→ SUPPLIED DATA
** BEGIN **

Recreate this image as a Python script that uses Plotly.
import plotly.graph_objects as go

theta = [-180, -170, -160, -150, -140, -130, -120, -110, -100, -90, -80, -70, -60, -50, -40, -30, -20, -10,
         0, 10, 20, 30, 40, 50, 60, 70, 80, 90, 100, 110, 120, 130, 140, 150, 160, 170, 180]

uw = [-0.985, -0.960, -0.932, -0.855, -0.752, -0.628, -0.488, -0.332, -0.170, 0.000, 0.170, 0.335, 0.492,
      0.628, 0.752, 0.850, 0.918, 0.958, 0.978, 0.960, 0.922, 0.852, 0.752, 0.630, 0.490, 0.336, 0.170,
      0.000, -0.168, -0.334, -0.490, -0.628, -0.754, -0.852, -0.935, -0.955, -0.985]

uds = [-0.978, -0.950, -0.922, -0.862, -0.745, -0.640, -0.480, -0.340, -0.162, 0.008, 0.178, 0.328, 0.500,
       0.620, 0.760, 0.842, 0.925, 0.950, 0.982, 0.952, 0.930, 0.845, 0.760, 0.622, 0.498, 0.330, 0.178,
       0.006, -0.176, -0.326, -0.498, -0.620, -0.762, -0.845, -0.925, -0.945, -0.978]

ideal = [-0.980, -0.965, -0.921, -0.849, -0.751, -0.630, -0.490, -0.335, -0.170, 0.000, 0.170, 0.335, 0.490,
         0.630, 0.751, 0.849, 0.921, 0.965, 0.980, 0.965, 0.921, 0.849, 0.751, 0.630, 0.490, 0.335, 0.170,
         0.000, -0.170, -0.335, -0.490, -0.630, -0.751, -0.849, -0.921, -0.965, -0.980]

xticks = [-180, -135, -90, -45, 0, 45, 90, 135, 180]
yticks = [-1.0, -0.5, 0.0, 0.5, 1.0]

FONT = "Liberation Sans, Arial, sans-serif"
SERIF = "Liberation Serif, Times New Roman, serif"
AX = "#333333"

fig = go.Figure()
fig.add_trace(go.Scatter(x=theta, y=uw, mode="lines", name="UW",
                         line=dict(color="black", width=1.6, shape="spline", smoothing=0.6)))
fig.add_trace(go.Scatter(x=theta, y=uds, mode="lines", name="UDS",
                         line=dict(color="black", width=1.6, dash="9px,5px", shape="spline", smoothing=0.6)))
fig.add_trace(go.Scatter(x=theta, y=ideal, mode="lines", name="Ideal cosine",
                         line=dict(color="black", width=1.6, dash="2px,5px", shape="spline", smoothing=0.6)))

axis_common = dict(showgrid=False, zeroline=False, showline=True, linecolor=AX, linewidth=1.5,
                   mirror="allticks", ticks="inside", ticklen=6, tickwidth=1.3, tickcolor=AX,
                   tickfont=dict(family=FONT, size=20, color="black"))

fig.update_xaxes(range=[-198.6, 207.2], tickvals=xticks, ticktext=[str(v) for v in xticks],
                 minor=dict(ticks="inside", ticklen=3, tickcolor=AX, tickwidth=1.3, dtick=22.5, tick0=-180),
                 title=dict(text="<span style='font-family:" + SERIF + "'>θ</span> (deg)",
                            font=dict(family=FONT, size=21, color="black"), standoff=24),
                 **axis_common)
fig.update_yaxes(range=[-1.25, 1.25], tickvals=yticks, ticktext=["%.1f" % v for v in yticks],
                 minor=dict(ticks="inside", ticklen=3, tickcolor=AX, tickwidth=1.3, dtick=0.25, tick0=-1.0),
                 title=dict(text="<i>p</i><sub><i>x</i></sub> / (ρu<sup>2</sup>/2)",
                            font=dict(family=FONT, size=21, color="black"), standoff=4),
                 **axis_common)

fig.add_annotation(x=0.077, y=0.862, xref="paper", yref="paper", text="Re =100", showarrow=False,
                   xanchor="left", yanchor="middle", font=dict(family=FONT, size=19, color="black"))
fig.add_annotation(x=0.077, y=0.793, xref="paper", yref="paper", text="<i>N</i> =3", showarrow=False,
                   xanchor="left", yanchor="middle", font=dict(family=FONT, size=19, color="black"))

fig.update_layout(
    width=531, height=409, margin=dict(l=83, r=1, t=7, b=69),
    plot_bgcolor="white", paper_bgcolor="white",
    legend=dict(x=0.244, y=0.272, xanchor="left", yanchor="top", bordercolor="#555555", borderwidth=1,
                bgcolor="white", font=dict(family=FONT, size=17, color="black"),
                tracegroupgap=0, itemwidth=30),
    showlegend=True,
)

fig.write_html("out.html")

** END **

→ WHAT YOU NEED TO DO
Write out a verbatim copy of the data, beginning with its first line and ending with the line that contains "-0.925, -0.945, -0.978]".

→ EXERCISE SOLUTION
Recreate this image as a Python script that uses Plotly.
import plotly.graph_objects as go

theta = [-180, -170, -160, -150, -140, -130, -120, -110, -100, -90, -80, -70, -60, -50, -40, -30, -20, -10,
         0, 10, 20, 30, 40, 50, 60, 70, 80, 90, 100, 110, 120, 130, 140, 150, 160, 170, 180]

uw = [-0.985, -0.960, -0.932, -0.855, -0.752, -0.628, -0.488, -0.332, -0.170, 0.000, 0.170, 0.335, 0.492,
      0.628, 0.752, 0.850, 0.918, 0.958, 0.978, 0.960, 0.922, 0.852, 0.752, 0.630, 0.490, 0.336, 0.170,
      0.000, -0.168, -0.334, -0.490, -0.628, -0.754, -0.852, -0.935, -0.955, -0.985]

uds = [-0.978, -0.950, -0.922, -0.862, -0.745, -0.640, -0.480, -0.340, -0.162, 0.008, 0.178, 0.328, 0.500,
       0.620, 0.760, 0.842, 0.925, 0.950, 0.982, 0.952, 0.930, 0.845, 0.760, 0.622, 0.498, 0.330, 0.178,
       0.006, -0.176, -0.326, -0.498, -0.620, -0.762, -0.845, -0.925, -0.945, -0.978]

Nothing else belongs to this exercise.